Saturday, February 21, 2009

I'm still working on CRAPSTOWN, another level of revision, going now line by line to clean the thing up. To do this I always print the thing out and, using an envelope to keep my place, go down the page, line by line, as slowly as I can. I want to ask questions about every sentence, every clause, and every word. If I see something I can cut I get all excite, but that's just me.
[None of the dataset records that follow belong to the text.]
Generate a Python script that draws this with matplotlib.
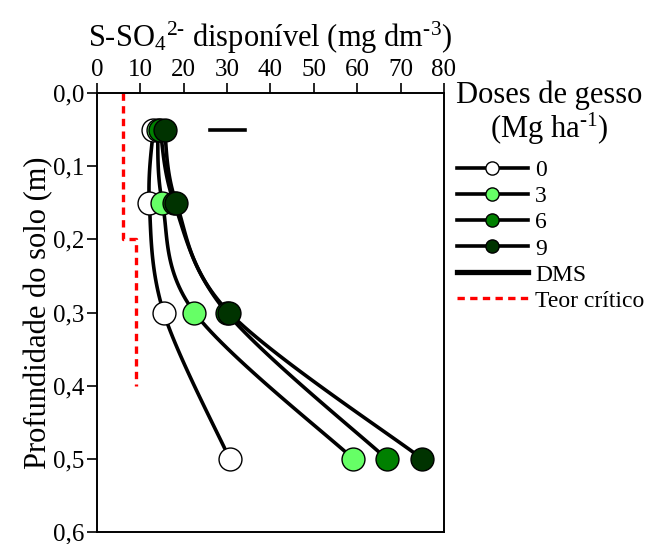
import matplotlib.pyplot as plt
from matplotlib.lines import Line2D
import numpy as np

plt.rcParams["font.family"] = ["Liberation Serif", "DejaVu Serif"]
plt.rcParams["mathtext.fontset"] = "custom"
plt.rcParams["mathtext.rm"] = "Liberation Serif"
plt.rcParams["mathtext.it"] = "Liberation Serif:italic"

# profundidade (m)
depth = [0.05, 0.15, 0.30, 0.50]

# S-SO4 disponível por dose de gesso (Mg ha-1)
doses = ["0", "3", "6", "9"]
s_0 = [13.0, 12.1, 15.4, 30.6]
s_3 = [14.0, 15.1, 22.5, 59.1]
s_6 = [14.6, 17.8, 29.9, 66.8]
s_9 = [15.6, 18.3, 30.5, 75.0]
cores = ["#FFFFFF", "#66FF66", "#008000", "#003300"]

# DMS
dms_x = [26.0, 34.2]
dms_y = [0.05, 0.05]

# teor crítico
crit_x = [6.0, 6.0, 9.0, 9.0]
crit_y = [0.0, 0.2, 0.2, 0.4]


def suavizar(x, y, n=30):
    # curva suavizada tipo Excel (Catmull-Rom)
    p = np.column_stack([x, y])
    p = np.vstack([p[0], p, p[-1]])
    out = []
    for i in range(1, len(p) - 2):
        p0, p1, p2, p3 = p[i - 1], p[i], p[i + 1], p[i + 2]
        c1 = p1 + (p2 - p0) / 6
        c2 = p2 - (p3 - p1) / 6
        t = np.linspace(0, 1, n)[:, None]
        b = ((1 - t) ** 3) * p1 + 3 * ((1 - t) ** 2) * t * c1 + 3 * (1 - t) * t ** 2 * c2 + t ** 3 * p2
        out.append(b)
    out = np.vstack(out)
    return out[:, 0], out[:, 1]


fig = plt.figure(figsize=(6.5, 5.44), dpi=100)
ax = fig.add_axes([0.149, 0.022, 0.534, 0.807])

series = [s_0, s_3, s_6, s_9]
for vals, cor in zip(series, cores):
    xs, ys = suavizar(vals, depth)
    ax.plot(xs, ys, color="black", lw=2.6, zorder=2)
for vals, cor in zip(series, cores):
    ax.plot(vals, depth, ls="none", marker="o", ms=16.5, mfc=cor, mec="black", mew=1.0, zorder=3)

ax.plot(dms_x, dms_y, color="black", lw=2.6, zorder=2)
ax.plot(crit_x, crit_y, color="#FF0000", lw=2.4, ls=(0, (2.2, 1.6)), zorder=1)

ax.set_xlim(0, 80)
ax.set_ylim(0.6, 0.0)
ax.xaxis.tick_top()
ax.xaxis.set_label_position("top")
ax.set_xticks(np.arange(0, 81, 10))
ax.set_yticks(np.arange(0, 0.61, 0.1))
ax.set_yticklabels([f"{v:.1f}".replace(".", ",") for v in np.arange(0, 0.61, 0.1)])
ax.tick_params(axis="both", labelsize=18, direction="out", length=7, width=1.2, pad=2)
for s in ax.spines.values():
    s.set_linewidth(1.4)

ax.set_xlabel("S-SO$_4$$^{2\u2010}$ disponível (mg dm$^{\u20103}$)", fontsize=22, labelpad=8)
ax.set_ylabel("Profundidade do solo (m)", fontsize=22, labelpad=0)

fig.text(0.845, 0.825, "Doses de gesso", fontsize=22, ha="center", va="center")
fig.text(0.845, 0.763, "(Mg ha$^{\u20101}$)", fontsize=22, ha="center", va="center")

handles = []
for d, cor in zip(doses, cores):
    handles.append(Line2D([], [], color="black", lw=2.6, marker="o", ms=9.5, mfc=cor, mec="black", mew=1.0))
handles.append(Line2D([], [], color="black", lw=3.8))
handles.append(Line2D([], [], color="#FF0000", lw=2.4, ls=(0, (2.2, 1.6))))
labels = doses + ["DMS", "Teor crítico"]
fig.legend(handles, labels, loc="upper left", bbox_to_anchor=(0.703, 0.706), frameon=False,
           fontsize=17, handlelength=3.0, handletextpad=0.3, labelspacing=0.19, borderaxespad=0,
           borderpad=0)

fig.savefig("out.png", dpi=100)
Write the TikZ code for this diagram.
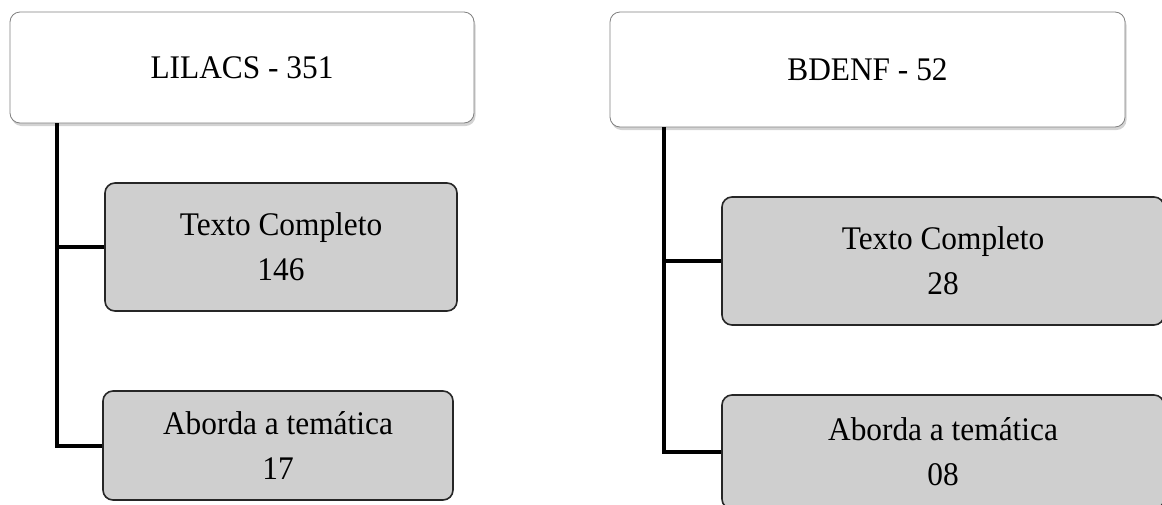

But every once in awhile I get to a paragraph that needs a little more. I was working on a paragraph about a basement prison in the courthouse. It's just a setting-the-scene thing and usually I like to keep that type of thing as short as possible. The paragraph I wrote was pretty good, it dealt with the daily cycle of the cells, bringing the prisoners in, the prisoners going wild, and then bringing them out again before the place gets scrubbed clean with the ammonia. But the pacing wasn't quite right. It reached the peak of activity and then just started closing down. It needed something in the middle, something togive the peak some emphasis and to indicate its duration. Nothing specific, just a rhythm thing. So I worked on a line. I thought I would write something like, "To call it a zoo is to give zoos a bad name." Not bad, but it didn't quite get there. So I tried to give a quick name to the activity, was it chaos, disorder, some brutal dance, bedlam, what?

And the word bedlam stuck, because of where it came from. Bedlam, of course, was the nickname of the insane asylum in London, which is a better analogy, I think, than a zoo. So I worked it a bit and I came up with:

"To call it bedlam was an insult to Bedlam."

It's a throwaway line, put in simply to improve the pacing of a rather inconsequential paragraph that no one will remember, but I think it adds something and was worth the effort. It isn't always. I've spent plenty of time on paragraphs that at the end just sucked and had to be cut. But the effect a book has on a reader is often a sum of all these things. Just read Wilde. Everyone remembers the story of Dorian Gray, they even made a rather anemic movie of it, but it is the aphorisms, thrown out one after the other like petals from a rose, that make the book.

Sometimes the throwaway lines take the most work and have the most lasting effect.